On Friday, 26 March 2021, retaliation came fast and furious. In just 24 hours after the official “call to action”, H&M has been all but erased from China’s digital world. That means you can’t buy its tops and dresses on the biggest online retail platforms. You can’t even book a taxi or navigate with Baidu to its shops. Other online stores and companies had their websites blocked or their physical stores removed from digital maps. Companies targeted include Nike, Adidas, New Balance, Burberry, Puma, and Tommy Hilfiger. Of course, these stores are still there and most Chinese people still want to buy. The trouble is, would they dare to buy at risk of being called traitors by the “patriots”? Sensing a “misunderstanding” (which of course it isn’t), H&M released a statement to its Chinese customers.
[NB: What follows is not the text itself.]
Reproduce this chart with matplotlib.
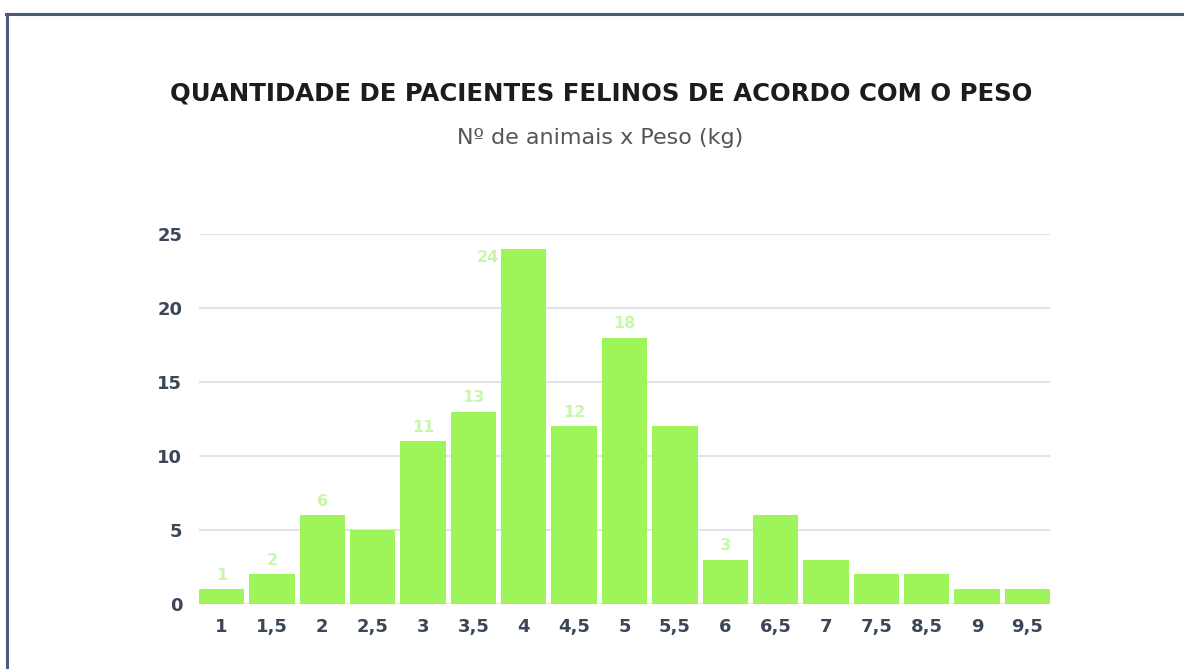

I’m not sure if the folks at H&M and Nike read China correctly but China certainly didn’t read them correctly. H&M is a business and as a global business, these folks are naturally concerned about their image on the international stage. Rightly or wrongly, they believe that their consumers are principled and discerning individuals who expect them to be on the same page. Being politically correct attracts like-minded consumers, but do they seriously believe this is the trend in China going forward? If not, then they must be prepared to face a costly backlash.
As this wave of “patriotism” swept through the country, Chinese sportswear company Anta prudently announced that they would withdraw from the BCI and continue using Xinjiang cotton. Meanwhile, more than 40 celebrities from mainland China, Hong Kong and Taiwan responded to the call for patriotism and have cut their ties to fashion brands that object to the use of Xinjiang cotton.
To avoid being marked, Taiwanese actor Eddie Peng, Hong Kong singer Eason Chan and Chinese actress Dilraba Dilmurat, who is of Uighur ethnicity (but obviously not in touch with cotton pickers), have announced, through their agencies on Weibo, that they are severing ties with Adidas. Chinese actor Huang Xuan and Chinese actress Victoria Song have also ended their relationship with H&M, and Chinese actress Zhou Dongyu with Burberry. So “patriotic”, but I’m not sure if Jason Chan would be penalised for saying “I where Xinjiang Cotton”. Hmm, has anybody seen Nicky Wu? Yes, it’s a pathetic image all right.
It has turned out to be a high stakes battle. Who are these companies fighting for? Strangers in Xinjiang Province? Ask any pragmatic Chinese person and he is likely to laugh at the Westerners. Can China emerge victorious in this tussle? Judging from previous experience with boycotts, for instance, when South Korea’s Lotte chain was targeted in particular, Lotte stores vanished from China after the company got caught up in a diplomatic row between Beijing and Seoul. For many foreign brands, the lure of selling their stuff to China’s 1.4 billion and obtaining a good supply of cheap raw materials have been strong enough to drown out ethical concerns. Some have even surrendered their intellectual property rights, their principles and dignity for that magical 1.4 billion market. It would be naive for Biden and other leaders to expect China to acknowledge its mistakes, feel ashamed and correct them. They are far more likely to feel insulted and retaliate with all their might and fury.
Nevertheless, one cannot expect big names like H&M and Nike not to have done their homework and their risk assessment. How will this turn out? Only time can tell.
Humans are such enigmatic creatures. When atrocities are committed against other animals, they (regardless of ethnicity) are immediately outraged into boycotting shark’s fin, ivory and candles made from whale fat.
When atrocities are committed against other humans (albeit a different skin colour) the same folks who boycott shark’s fin and whale fat candles can turn a blind eye, deaf ear and/or go into doubting and denial mode. Some even support the perpetrators and counter boycott the boycotters.While some fanatics at Greenpeace would give their lives to save the earth, there are others who jump on and off the bandwagon depending on what’s fashionable or beneficial.